- The first Trump administration was very responsive to business issues, senior German business executive Joe Kaeser told CNBC.
- “If I personally, for my company at the time, had an issue to resolve, his administration was extremely open,” said the chairman of the supervisory board of Siemens Energy.
- Despite positive experiences with the first Trump administration, it was still unclear how the second term would go, the former Siemens CEO said.
It’s still uncertain what Donald Trump’s second presidency will look like, but his first administration was very responsive to business issues with a certain modus operandi, senior German business executive Joe Kaeser told CNBC.
“If I personally, for my company at the time, had an issue to resolve, his administration was extremely open,” the chairman of Siemens Energy’s supervisory board said in an interview with CNBC’s Annette Weisbach on Thursday. Kaeser was CEO of Siemens during President-elect Trump’s first term.
Trump did “a lot of things that helped the economy” during his first four years in office, Kaeser said, noting that he believed the president-elect’s tax cuts at the time were positive.
Trump introduced a series of tax changes, including lower federal income tax brackets and larger standard deductions, as well as changes to the child tax credit, estate and gift tax exemptions, and a deduction for pass-through businesses. . A study done at the time, however, showed that Trump’s tax cuts, which were implemented in 2017, had only a limited contribution to strong US growth next year.
Taxes are again set to top the agenda for Trump as he takes office for a second term, alongside other economic policy plans such as higher import tariffs and deregulation. Analysts have said that while it is difficult to determine how many of his proposals will be implemented, some of them could have global ramifications and affect countries and businesses.
Speaking to CNBC from New York, Kaeser said Trump had “his own way of doing things” but that he “can actually predict a lot about what happens and what doesn’t happen, and so this was really a relatively easy way to understand what needs to be done for companies and countries”.
Despite positive experiences with the first Trump administration, the former Siemens CEO said it was still unclear how the second term would go.
A key difference now was that the Senate, the House of Representatives, the Supreme Court and the White House were now “looking in the same direction,” he explained. “I believe the jury is out on what that means.”
“I think the conclusion we can take today about Germany and Europe, and for that matter every other country, is that you better be prepared, because usually people like him [Trump]who have a very distinct style of leading and reacting to, let’s say different news, is that you can only deal with those people from a position of strength.
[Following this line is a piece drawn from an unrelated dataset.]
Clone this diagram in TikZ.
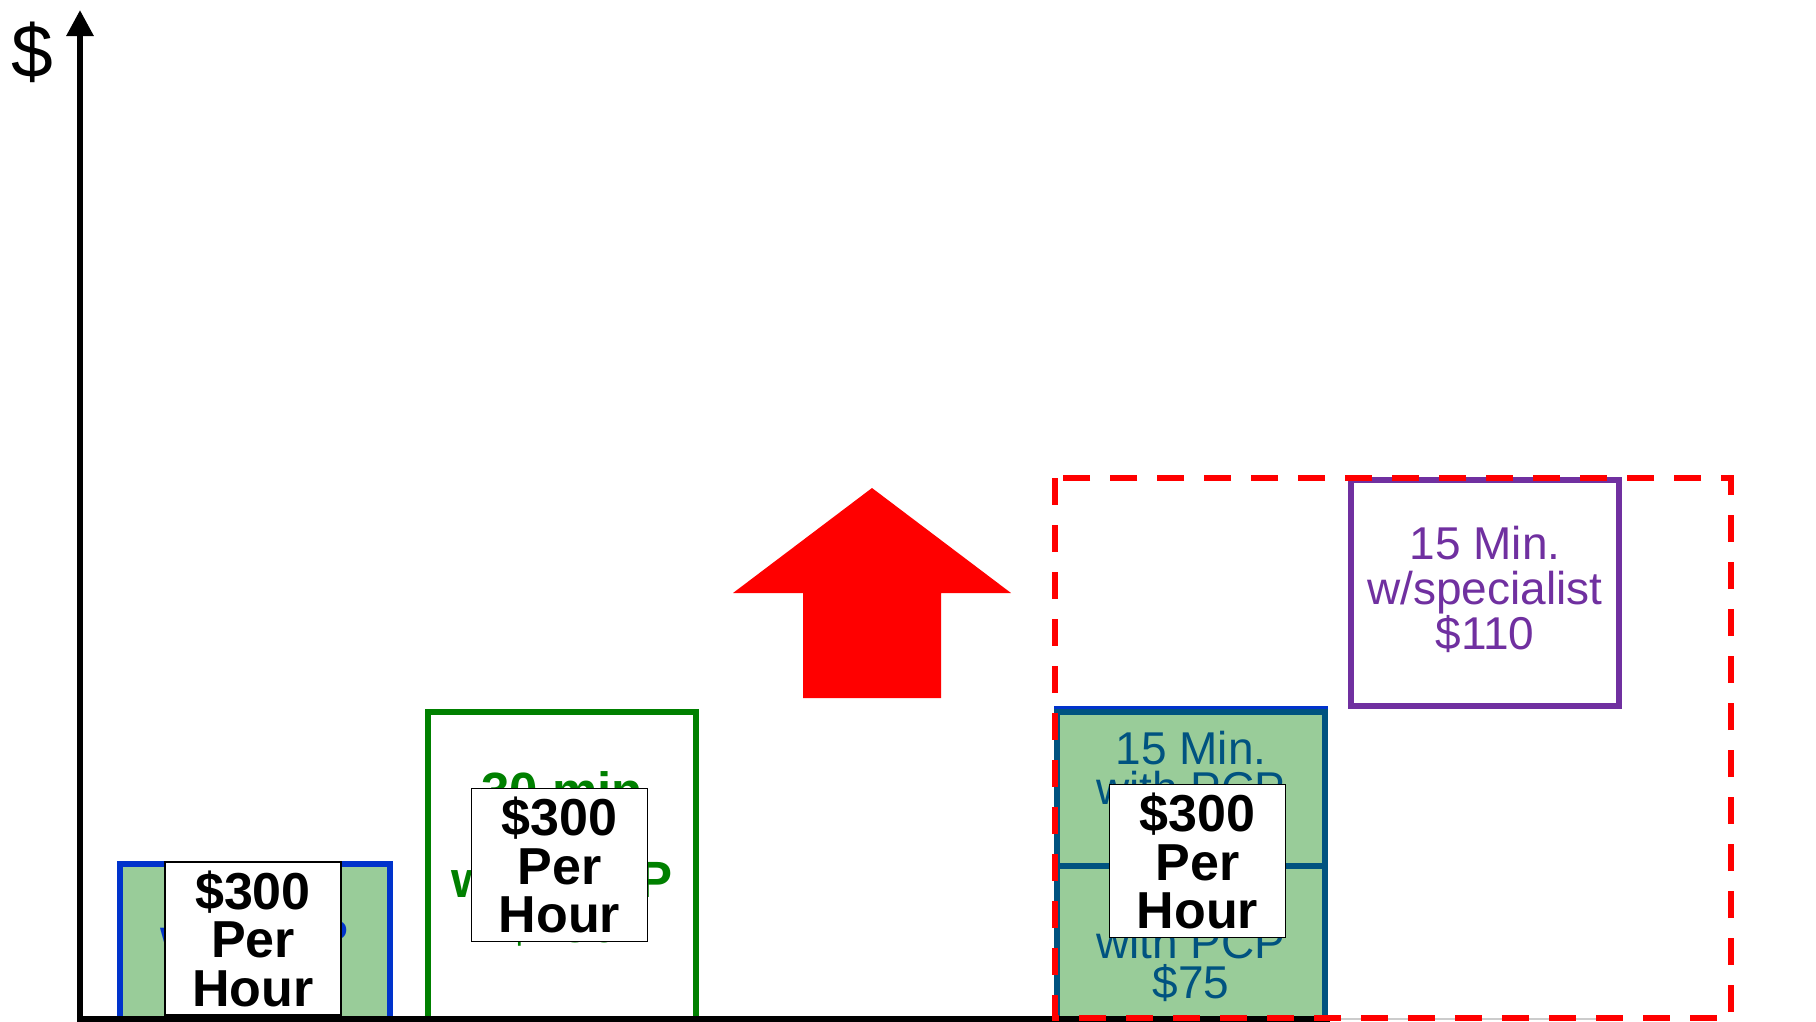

If you are weak, you better not appear in front of such an institution”, he added.
Kaeser has also been critical of Trump in the past. In 2019, Trump attacked four progressive Democratic congresswomen verbally and in social media posts, prompting a crowd at a rally to chant “bring her back” in reference to Rep. Ilhan Omar, D-Minn., who came to the U.S. as a refugee from Somalia as a child.
Responding to news reports of the incident, Kaeser said at the time that it was weighing on him that the most important political position in the world was becoming “the face of racism and exclusion.”
“I lived in the U.S. for many years and experienced freedom, tolerance and openness like never before. It was ‘Great America at work,'” he said in a social media post, according to a CNBC translation.